**Your instructions**
Write out exactly the lines from the line with "Emit a web page" through the line with "for (let e = 0;", both ends included, and no other line.

**Recorded information**

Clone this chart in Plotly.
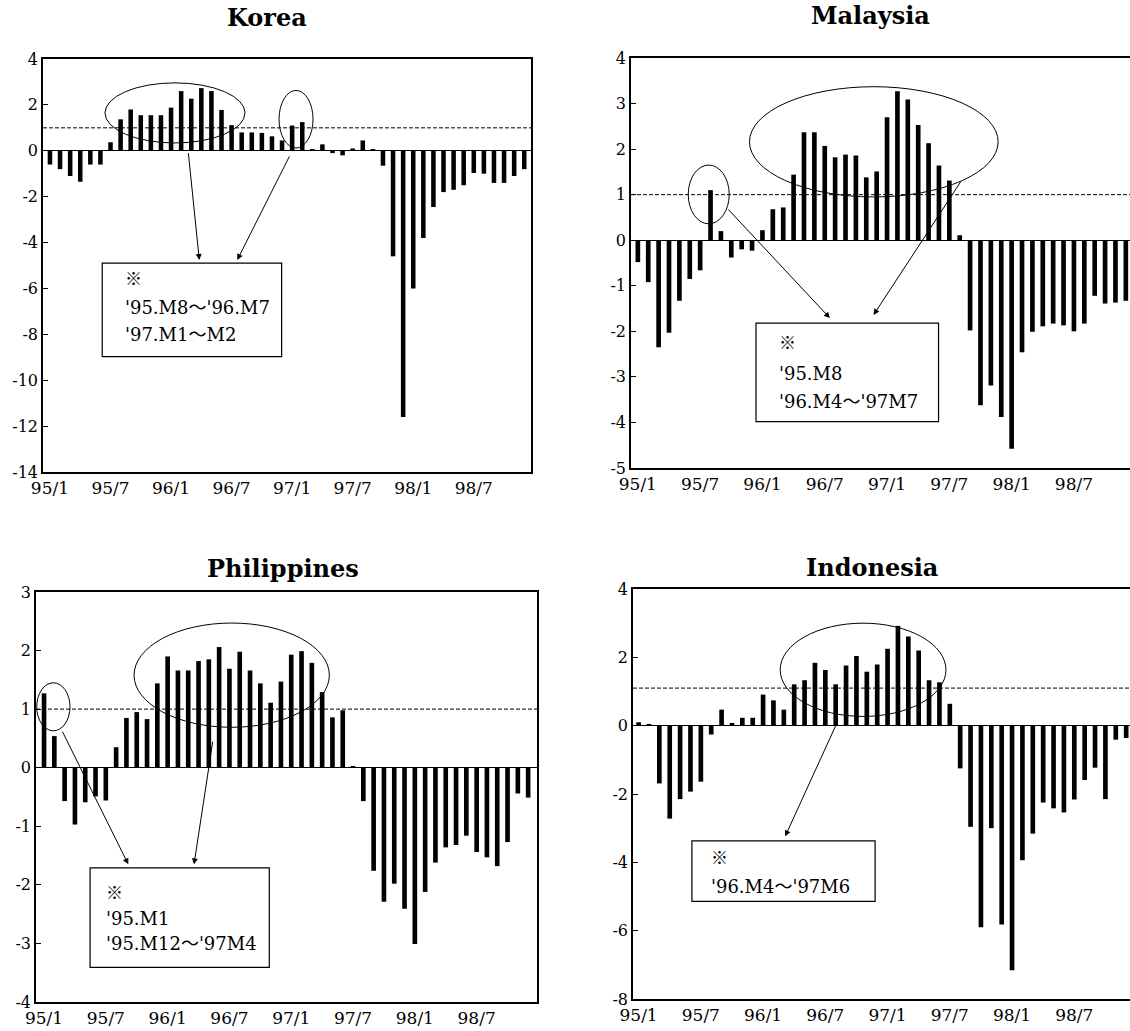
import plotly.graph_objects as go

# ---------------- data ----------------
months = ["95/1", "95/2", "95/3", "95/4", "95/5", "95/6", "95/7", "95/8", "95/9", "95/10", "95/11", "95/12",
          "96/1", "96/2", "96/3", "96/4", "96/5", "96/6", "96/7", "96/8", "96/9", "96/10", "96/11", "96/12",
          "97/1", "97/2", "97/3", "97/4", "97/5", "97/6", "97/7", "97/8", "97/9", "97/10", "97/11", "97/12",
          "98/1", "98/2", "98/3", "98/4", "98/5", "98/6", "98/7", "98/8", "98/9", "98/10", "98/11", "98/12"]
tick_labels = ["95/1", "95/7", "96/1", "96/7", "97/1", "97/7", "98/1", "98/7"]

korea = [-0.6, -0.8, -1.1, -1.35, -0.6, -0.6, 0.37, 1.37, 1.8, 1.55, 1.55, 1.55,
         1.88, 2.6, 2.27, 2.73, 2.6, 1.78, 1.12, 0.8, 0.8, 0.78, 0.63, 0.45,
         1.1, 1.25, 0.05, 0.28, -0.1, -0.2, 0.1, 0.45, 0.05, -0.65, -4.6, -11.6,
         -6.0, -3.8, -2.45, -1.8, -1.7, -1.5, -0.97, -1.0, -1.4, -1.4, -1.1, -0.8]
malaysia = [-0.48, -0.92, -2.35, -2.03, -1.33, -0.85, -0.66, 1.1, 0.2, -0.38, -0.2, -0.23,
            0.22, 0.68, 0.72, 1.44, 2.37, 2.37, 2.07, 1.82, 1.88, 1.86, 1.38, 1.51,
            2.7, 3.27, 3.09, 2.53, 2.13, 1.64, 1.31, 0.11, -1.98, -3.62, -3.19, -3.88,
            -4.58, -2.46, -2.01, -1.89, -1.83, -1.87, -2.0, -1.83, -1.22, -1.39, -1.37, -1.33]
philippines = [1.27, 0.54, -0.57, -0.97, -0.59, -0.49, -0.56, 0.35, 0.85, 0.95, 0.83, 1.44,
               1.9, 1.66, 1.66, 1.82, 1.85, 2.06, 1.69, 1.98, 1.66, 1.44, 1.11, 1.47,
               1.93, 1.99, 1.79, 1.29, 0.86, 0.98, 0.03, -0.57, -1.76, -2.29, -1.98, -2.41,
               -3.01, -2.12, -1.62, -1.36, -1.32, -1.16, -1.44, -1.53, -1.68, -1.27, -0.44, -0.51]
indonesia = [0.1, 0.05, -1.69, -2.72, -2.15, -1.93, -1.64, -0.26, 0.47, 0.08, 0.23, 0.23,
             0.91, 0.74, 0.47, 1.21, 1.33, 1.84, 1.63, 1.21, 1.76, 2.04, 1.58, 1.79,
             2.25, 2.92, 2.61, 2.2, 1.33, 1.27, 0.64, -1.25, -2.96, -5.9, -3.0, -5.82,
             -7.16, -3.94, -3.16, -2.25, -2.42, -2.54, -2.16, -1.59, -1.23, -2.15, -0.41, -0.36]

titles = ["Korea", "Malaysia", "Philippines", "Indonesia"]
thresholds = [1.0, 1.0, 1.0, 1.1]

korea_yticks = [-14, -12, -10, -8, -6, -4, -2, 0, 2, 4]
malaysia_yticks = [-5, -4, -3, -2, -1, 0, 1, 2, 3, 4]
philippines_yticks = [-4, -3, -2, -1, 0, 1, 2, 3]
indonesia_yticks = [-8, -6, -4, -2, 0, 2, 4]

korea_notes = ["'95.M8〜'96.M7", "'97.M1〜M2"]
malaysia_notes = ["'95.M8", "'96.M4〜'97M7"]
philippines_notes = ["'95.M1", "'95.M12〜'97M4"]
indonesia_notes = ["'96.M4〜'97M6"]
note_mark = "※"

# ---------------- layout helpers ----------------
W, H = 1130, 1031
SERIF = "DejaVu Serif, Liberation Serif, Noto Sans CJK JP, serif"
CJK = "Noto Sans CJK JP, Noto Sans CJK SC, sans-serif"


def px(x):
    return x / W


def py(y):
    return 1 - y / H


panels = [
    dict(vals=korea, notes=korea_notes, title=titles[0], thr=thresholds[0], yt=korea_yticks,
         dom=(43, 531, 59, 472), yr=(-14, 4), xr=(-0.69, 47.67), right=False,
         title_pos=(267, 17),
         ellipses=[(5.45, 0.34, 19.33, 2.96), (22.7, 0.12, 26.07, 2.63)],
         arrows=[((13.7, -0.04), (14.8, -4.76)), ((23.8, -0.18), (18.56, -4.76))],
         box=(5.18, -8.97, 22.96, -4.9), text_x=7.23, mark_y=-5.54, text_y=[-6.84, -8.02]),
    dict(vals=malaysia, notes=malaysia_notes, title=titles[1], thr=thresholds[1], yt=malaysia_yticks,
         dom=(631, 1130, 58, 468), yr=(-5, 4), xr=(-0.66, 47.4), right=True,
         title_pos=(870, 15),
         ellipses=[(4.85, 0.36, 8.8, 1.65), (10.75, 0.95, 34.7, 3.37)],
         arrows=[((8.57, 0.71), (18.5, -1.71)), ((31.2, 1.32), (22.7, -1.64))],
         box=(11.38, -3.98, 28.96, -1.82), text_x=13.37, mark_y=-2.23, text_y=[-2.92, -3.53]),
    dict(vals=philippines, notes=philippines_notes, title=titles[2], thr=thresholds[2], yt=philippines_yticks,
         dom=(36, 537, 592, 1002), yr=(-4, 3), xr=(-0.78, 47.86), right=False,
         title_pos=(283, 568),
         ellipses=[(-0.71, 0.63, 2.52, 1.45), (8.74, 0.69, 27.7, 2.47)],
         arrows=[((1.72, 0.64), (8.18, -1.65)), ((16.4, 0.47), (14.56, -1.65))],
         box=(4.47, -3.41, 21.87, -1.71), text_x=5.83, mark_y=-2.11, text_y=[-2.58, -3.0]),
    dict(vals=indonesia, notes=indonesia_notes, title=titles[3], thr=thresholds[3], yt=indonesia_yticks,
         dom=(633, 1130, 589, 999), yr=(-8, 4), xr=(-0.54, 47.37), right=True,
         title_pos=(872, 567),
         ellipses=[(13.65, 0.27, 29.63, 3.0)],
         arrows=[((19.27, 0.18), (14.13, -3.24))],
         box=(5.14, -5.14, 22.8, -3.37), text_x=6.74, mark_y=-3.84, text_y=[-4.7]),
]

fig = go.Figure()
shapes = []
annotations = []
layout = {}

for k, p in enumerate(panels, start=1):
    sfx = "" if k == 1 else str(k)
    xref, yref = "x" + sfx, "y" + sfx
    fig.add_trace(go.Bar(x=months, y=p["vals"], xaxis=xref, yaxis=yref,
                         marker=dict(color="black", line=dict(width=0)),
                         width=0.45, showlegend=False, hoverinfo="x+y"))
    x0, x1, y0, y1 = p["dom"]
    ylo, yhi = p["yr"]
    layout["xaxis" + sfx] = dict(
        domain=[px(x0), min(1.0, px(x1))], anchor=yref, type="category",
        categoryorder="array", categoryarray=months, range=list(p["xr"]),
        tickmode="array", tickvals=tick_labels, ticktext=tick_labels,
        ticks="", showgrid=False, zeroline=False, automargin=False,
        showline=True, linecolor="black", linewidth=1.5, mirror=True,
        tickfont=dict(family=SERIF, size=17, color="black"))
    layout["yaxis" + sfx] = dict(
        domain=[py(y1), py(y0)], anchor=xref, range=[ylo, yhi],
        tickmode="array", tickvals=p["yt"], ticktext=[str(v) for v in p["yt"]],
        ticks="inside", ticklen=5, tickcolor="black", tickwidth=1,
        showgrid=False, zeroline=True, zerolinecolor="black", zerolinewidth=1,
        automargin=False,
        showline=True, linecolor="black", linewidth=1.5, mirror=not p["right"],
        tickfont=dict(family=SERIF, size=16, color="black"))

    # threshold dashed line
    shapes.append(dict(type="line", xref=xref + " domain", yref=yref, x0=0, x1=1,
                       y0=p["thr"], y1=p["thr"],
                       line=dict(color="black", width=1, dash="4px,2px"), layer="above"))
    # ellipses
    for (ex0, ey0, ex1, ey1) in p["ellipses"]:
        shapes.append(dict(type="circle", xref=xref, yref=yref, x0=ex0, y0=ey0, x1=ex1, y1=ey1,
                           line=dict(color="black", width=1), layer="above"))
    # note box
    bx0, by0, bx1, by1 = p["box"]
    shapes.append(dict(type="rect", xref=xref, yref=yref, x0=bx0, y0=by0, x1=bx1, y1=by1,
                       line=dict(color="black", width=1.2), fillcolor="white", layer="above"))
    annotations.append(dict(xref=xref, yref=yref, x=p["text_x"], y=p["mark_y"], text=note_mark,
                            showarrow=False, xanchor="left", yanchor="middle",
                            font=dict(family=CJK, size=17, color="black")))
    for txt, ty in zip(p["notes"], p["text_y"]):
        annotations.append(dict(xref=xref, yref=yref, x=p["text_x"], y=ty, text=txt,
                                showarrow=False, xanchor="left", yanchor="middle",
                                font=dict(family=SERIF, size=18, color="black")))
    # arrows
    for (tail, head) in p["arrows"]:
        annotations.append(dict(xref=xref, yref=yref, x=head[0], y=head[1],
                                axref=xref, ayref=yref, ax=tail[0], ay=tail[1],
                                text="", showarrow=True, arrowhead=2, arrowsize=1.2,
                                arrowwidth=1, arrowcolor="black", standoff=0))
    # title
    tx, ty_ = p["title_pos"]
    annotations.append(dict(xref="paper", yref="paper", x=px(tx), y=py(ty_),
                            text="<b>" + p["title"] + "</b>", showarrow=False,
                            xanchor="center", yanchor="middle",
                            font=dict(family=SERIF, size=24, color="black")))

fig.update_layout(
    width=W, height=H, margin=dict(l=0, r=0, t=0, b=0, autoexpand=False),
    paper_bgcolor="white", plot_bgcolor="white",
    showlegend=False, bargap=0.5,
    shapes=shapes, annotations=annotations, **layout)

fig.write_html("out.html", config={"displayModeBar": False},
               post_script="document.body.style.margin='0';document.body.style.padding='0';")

...

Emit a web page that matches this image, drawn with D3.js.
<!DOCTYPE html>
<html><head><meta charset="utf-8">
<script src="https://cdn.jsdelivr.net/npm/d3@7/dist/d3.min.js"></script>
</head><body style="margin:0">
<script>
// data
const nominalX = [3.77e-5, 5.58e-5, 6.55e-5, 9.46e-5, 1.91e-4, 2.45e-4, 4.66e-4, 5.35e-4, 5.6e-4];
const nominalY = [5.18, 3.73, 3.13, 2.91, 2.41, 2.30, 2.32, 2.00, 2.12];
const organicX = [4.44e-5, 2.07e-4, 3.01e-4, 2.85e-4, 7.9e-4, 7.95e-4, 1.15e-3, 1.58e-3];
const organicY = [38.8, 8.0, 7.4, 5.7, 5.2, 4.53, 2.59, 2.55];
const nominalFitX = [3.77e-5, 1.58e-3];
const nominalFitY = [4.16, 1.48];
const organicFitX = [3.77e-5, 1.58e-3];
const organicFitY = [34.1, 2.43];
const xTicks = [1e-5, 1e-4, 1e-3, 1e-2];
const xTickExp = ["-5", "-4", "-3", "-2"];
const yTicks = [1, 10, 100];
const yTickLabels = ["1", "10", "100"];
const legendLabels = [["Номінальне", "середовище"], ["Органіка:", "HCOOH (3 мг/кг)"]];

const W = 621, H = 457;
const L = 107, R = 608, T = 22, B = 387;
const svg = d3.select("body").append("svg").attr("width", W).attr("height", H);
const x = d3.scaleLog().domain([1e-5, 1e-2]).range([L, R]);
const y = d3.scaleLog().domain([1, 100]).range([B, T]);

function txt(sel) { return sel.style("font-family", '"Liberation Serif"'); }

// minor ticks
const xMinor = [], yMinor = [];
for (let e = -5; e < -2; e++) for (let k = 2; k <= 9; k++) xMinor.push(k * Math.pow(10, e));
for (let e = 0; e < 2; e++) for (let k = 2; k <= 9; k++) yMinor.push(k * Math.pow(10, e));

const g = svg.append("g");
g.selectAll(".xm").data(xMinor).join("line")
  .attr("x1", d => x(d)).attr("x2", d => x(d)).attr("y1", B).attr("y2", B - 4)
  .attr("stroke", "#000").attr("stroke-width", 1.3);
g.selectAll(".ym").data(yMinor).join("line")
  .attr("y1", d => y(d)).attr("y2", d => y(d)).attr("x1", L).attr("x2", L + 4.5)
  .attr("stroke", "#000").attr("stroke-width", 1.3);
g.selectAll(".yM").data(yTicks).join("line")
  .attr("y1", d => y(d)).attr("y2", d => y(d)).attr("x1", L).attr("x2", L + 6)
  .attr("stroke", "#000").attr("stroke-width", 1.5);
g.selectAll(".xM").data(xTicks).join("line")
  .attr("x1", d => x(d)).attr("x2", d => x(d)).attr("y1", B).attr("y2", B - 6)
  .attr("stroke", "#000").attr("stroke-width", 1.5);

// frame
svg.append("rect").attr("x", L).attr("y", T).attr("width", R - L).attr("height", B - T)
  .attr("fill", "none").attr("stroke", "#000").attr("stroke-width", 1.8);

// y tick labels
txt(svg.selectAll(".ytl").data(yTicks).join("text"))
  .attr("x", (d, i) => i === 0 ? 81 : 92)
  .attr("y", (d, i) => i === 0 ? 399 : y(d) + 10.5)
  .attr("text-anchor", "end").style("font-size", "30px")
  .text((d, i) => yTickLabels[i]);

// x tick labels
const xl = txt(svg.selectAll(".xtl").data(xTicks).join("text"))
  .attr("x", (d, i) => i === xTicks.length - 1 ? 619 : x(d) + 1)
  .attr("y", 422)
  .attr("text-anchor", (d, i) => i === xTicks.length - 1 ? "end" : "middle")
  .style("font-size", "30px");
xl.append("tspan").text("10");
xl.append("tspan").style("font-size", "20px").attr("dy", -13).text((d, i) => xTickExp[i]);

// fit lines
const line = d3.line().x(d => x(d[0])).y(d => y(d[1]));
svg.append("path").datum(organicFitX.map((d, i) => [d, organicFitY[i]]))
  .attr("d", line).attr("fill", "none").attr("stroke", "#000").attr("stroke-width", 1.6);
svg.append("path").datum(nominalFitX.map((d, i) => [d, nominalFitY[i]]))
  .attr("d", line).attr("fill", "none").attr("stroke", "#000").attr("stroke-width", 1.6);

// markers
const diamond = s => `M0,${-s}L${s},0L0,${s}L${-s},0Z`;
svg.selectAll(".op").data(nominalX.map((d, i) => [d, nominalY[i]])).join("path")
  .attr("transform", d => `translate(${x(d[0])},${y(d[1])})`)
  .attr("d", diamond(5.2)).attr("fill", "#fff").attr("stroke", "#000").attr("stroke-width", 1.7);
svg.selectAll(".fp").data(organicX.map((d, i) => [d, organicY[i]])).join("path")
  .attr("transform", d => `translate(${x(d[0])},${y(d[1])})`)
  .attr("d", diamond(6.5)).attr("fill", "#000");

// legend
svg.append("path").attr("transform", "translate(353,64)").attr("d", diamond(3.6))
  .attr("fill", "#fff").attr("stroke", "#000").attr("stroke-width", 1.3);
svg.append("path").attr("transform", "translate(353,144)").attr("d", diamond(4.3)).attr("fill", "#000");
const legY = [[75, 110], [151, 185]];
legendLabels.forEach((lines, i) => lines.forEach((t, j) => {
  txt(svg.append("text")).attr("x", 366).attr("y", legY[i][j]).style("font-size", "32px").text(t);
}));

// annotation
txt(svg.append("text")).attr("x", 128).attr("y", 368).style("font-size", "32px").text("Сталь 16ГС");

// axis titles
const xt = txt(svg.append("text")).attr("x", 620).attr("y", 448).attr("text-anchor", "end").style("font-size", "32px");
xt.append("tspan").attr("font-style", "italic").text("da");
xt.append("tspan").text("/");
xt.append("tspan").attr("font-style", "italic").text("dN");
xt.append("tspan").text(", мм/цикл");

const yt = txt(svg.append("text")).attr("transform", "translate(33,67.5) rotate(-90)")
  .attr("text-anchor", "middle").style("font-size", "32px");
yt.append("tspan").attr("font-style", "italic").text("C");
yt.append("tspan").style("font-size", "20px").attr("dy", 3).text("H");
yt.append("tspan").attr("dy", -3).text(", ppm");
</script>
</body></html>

**Answer to this task**
Emit a web page that matches this image, drawn with D3.js.
<!DOCTYPE html>
<html><head><meta charset="utf-8">
<script src="https://cdn.jsdelivr.net/npm/d3@7/dist/d3.min.js"></script>
</head><body style="margin:0">
<script>
// data
const nominalX = [3.77e-5, 5.58e-5, 6.55e-5, 9.46e-5, 1.91e-4, 2.45e-4, 4.66e-4, 5.35e-4, 5.6e-4];
const nominalY = [5.18, 3.73, 3.13, 2.91, 2.41, 2.30, 2.32, 2.00, 2.12];
const organicX = [4.44e-5, 2.07e-4, 3.01e-4, 2.85e-4, 7.9e-4, 7.95e-4, 1.15e-3, 1.58e-3];
const organicY = [38.8, 8.0, 7.4, 5.7, 5.2, 4.53, 2.59, 2.55];
const nominalFitX = [3.77e-5, 1.58e-3];
const nominalFitY = [4.16, 1.48];
const organicFitX = [3.77e-5, 1.58e-3];
const organicFitY = [34.1, 2.43];
const xTicks = [1e-5, 1e-4, 1e-3, 1e-2];
const xTickExp = ["-5", "-4", "-3", "-2"];
const yTicks = [1, 10, 100];
const yTickLabels = ["1", "10", "100"];
const legendLabels = [["Номінальне", "середовище"], ["Органіка:", "HCOOH (3 мг/кг)"]];

const W = 621, H = 457;
const L = 107, R = 608, T = 22, B = 387;
const svg = d3.select("body").append("svg").attr("width", W).attr("height", H);
const x = d3.scaleLog().domain([1e-5, 1e-2]).range([L, R]);
const y = d3.scaleLog().domain([1, 100]).range([B, T]);

function txt(sel) { return sel.style("font-family", '"Liberation Serif"'); }

// minor ticks
const xMinor = [], yMinor = [];
for (let e = -5; e < -2; e++) for (let k = 2; k <= 9; k++) xMinor.push(k * Math.pow(10, e));
for (let e = 0; e < 2; e++) for (let k = 2; k <= 9; k++) yMinor.push(k * Math.pow(10, e));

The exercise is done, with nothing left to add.